Of course, these good moments have nothing to do with the holiday season, per se. They just stand out in stark relief to all the bullshit annoyances. Don’t get me wrong; I love the smell of the pine, the Christmas caroling, the twinkling lights, and the happy anticipation of Christmas morning. The good comes with the bad, but maybe that makes the good seem even better.
In fact, maybe that’s the point of the season. One of my good friends has invited me for the past couple of years to an all-women’s candlelight Advent service at her church. It is a beautiful, empowering service that celebrates our distinctive roles as wives, mothers, and friends. The readings at this service are surprisingly non-traditional for an Episcopal service. One of them celebrates the “goddess” in all of us and beseeches this “goddess” to help us celebrate and love our bodies. This seems subversively pagan to a recovering Catholic such as myself, and it makes me want to hug the minister who includes it every year. During the service, we sing only one hymn, and we sing it twice: “O Come O Come Emmanuel.” For a Christmas carol, it’s quite dark. I could be wrong, as I’m not a musician, but I think it’s played in a minor key, like a dirge, and the lyrics are written from the perspective of captive Hebrews who are begging God to send someone to save them from hellish tyranny. Even the chorus, which begins with “Rejoice, Rejoice”, sounds grim. By the end of the fourth verse, I was longing for a little “Joy to the World”.
Speaking of music, a funny thing happened during the service (well, funny to me). Keep in mind, the theme of the service was “Quiet”, as in “Let’s all share a quiet moment and appreciate the true meaning of the season.” There were signs posted around the vestibule saying “Hush, Quiet, It’s Advent.” We all entered the nave in silence, and the lights were dimmed to enhance the ambience. A line from one of the readings entreated God to help us to harness technology and not to be a slave to it. At the precise moment that this line was read, a cell phone, evidently programmed to high volume, rang out “I Can’t Fight this Feeling Anymore” by REO Speedwagon. The phone belonged to an acquaintance sitting directly behind me, who couldn’t find the phone in her purse, dropped it on the stone floor when she finally dug it out, and muttered “Oh my God” several times before she found the off button. The woman who owned the phone is not a close friend, but I know her well enough to suspect that she will continue to regularly replay this moment in her head for some time to come, and it will take her even longer to see the humor in it. I learned from another friend sitting next to her that a kindly older woman sitting directly behind her leaned over, put her hand on her shoulder, and whispered, “It’s OK. Let it drift away.”

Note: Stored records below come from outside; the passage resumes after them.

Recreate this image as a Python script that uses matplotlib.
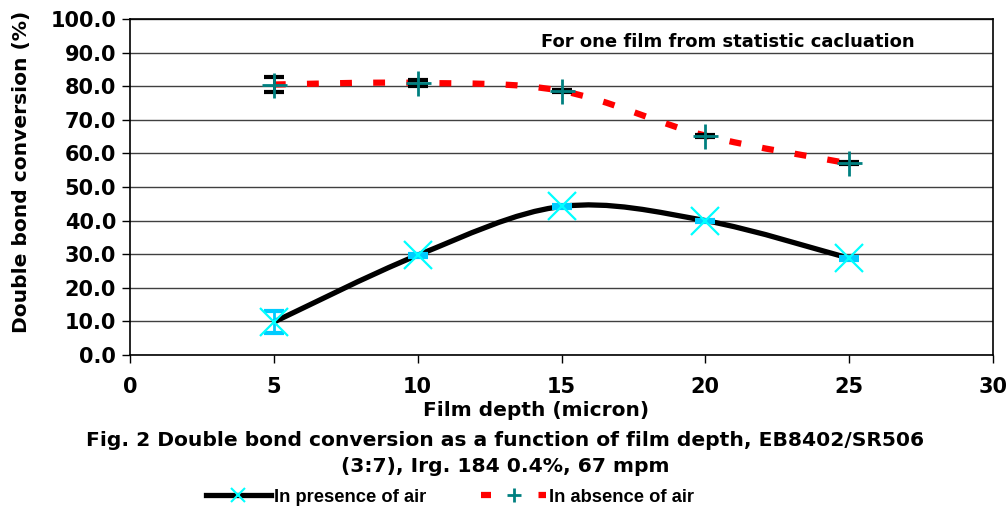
import numpy as np
import matplotlib
matplotlib.use("Agg")
import matplotlib.pyplot as plt
from matplotlib.path import Path
from matplotlib.patches import PathPatch
from matplotlib.lines import Line2D

depth = [5, 10, 15, 20, 25]
presence = [9.8, 29.7, 44.2, 40.0, 28.8]
presence_err = [3.2, 0.4, 0.4, 0.3, 0.4]
absence = [80.5, 81.0, 78.6, 65.3, 57.0]
absence_err = [2.2, 0.8, 0.4, 0.3, 0.3]
yticks = [0, 10, 20, 30, 40, 50, 60, 70, 80, 90, 100]
xticks = [0, 5, 10, 15, 20, 25, 30]

plt.rcParams['font.family'] = ['DejaVu Sans']
plt.rcParams['font.weight'] = 'bold'
plt.rcParams['axes.labelweight'] = 'bold'

leg_prop = {'family': 'Liberation Sans', 'weight': 'bold', 'size': 13.2}

fig = plt.figure(figsize=(10.08, 5.14), dpi=100)
ax = fig.add_axes([130/1008, 1-355/514, (993-130)/1008, (355-19)/514])


def smooth_path(x, y):
    x = np.asarray(x, float); y = np.asarray(y, float)
    n = len(x)
    verts = [(x[0], y[0])]
    codes = [Path.MOVETO]
    for i in range(n-1):
        p0 = np.array([x[max(i-1, 0)], y[max(i-1, 0)]])
        p1 = np.array([x[i], y[i]])
        p2 = np.array([x[i+1], y[i+1]])
        p3 = np.array([x[min(i+2, n-1)], y[min(i+2, n-1)]])
        c1 = p1 + (p2 - p0) / 6.0
        c2 = p2 - (p3 - p1) / 6.0
        verts += [tuple(c1), tuple(c2), tuple(p2)]
        codes += [Path.CURVE4] * 3
    return Path(verts, codes)


ax.set_xlim(0, 30)
ax.set_ylim(0, 100)
ax.set_yticks(yticks)
ax.set_yticklabels([f"{v:.1f}" for v in yticks])
ax.set_xticks(xticks)
ax.set_xticklabels([str(v) for v in xticks])
ax.grid(axis='y', color='#404040', linewidth=1.0)
ax.set_axisbelow(True)
for s in ax.spines.values():
    s.set_linewidth(1.2)
    s.set_color('black')
ax.tick_params(axis='both', direction='out', length=6, width=1, labelsize=15, pad=4)
ax.tick_params(axis='x', pad=10)

# absence (red dashed smooth)
p2 = PathPatch(smooth_path(depth, absence), facecolor='none', edgecolor='#FF0000',
               linewidth=4.5, linestyle=(0, (1.9, 3.4)), capstyle='butt', zorder=3)
ax.add_patch(p2)
ax.errorbar(depth, absence, yerr=absence_err, fmt='none', ecolor='black',
            elinewidth=2, capsize=7, capthick=3, zorder=4)
ax.plot(depth, absence, linestyle='none', marker='+', markersize=18,
        markeredgewidth=2, color='#008080', zorder=5)

# presence (black smooth)
p1 = PathPatch(smooth_path(depth, presence), facecolor='none', edgecolor='black',
               linewidth=3.8, zorder=3)
ax.add_patch(p1)
ax.errorbar(depth, presence, yerr=presence_err, fmt='none', ecolor='#00CCFF',
            elinewidth=2, capsize=7, capthick=3, zorder=4)
ax.plot(depth, presence, linestyle='none', marker='x', markersize=20,
        markeredgewidth=1.6, color='#00FFFF', zorder=5)

fig.text(22/1008, 1-172/514, 'Double bond conversion (%)', rotation=90,
         ha='center', va='center', fontsize=14.6, fontweight='bold')
ax.text((915-130)/863, 0.932, 'For one film from statistic cacluation', transform=ax.transAxes,
        ha='right', va='center', fontsize=13)

fig.text(536/1008, 1-411/514, 'Film depth (micron)', ha='center', va='center', fontsize=14.5)
fig.text(505/1008, 1-440/514, 'Fig. 2 Double bond conversion as a function of film depth, EB8402/SR506',
         ha='center', va='center', fontsize=14.6)
fig.text(505/1008, 1-467/514, '(3:7), Irg. 184 0.4%, 67 mpm',
         ha='center', va='center', fontsize=14.6)

fsz_px = leg_prop['size'] * 100 / 72
h1 = Line2D([], [], color='black', linewidth=3.8, marker='x', markersize=10,
            markeredgecolor='#00FFFF', markeredgewidth=1.5)
h2 = Line2D([], [], color='#FF0000', linewidth=4.5, linestyle=(0, (1.6, 7.6)),
            marker='+', markersize=10, markeredgecolor='#008080', markeredgewidth=2)
leg = fig.legend([h1, h2], ['In presence of air', 'In absence of air'], loc='center',
                 bbox_to_anchor=(450/1008, 1-497/514), ncol=2, frameon=False,
                 prop=leg_prop,
                 handlelength=65/fsz_px, handletextpad=3/fsz_px, columnspacing=55/fsz_px,
                 borderaxespad=0, borderpad=0)

fig.savefig('out.png', dpi=100)
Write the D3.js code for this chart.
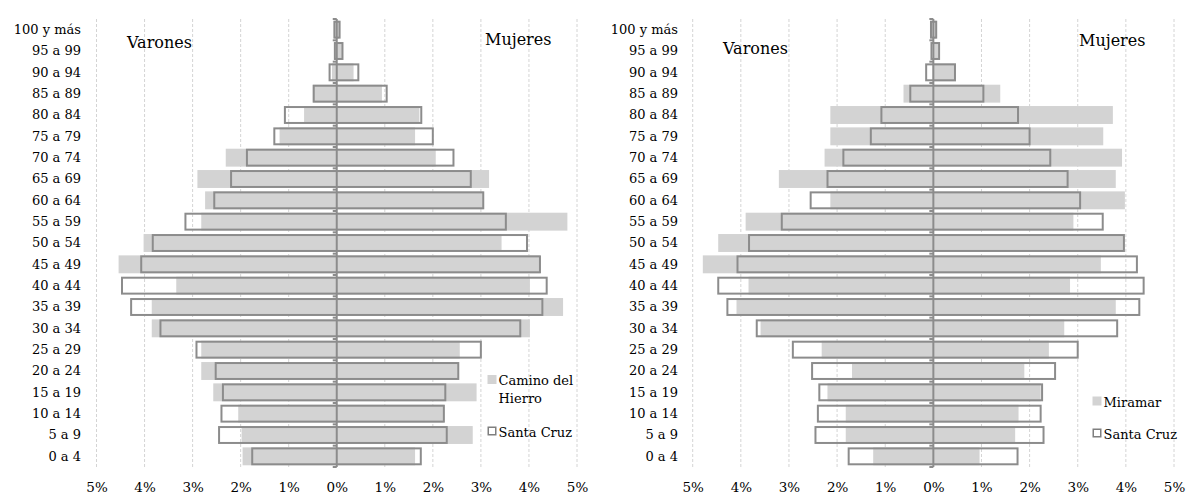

It’s probably no accident that Christmas comes during the darkest week of the year (at least in our hemisphere), and has a traditional association with snow. The snow makes everything quiet and still, and it also serves as a blank backdrop, like a Hollywood green screen, onto which we project all of the noisy complications in our lives. Or, perhaps, like that wonderful final line of James Joyce’s “The Dead”, the snow reminds us of how close we are to the “descent of (our) last end”. Maybe we need to embrace the anxious moments inherent in the season, which are inherent in our human experience, to fully perceive the transcendent joy of Christmas.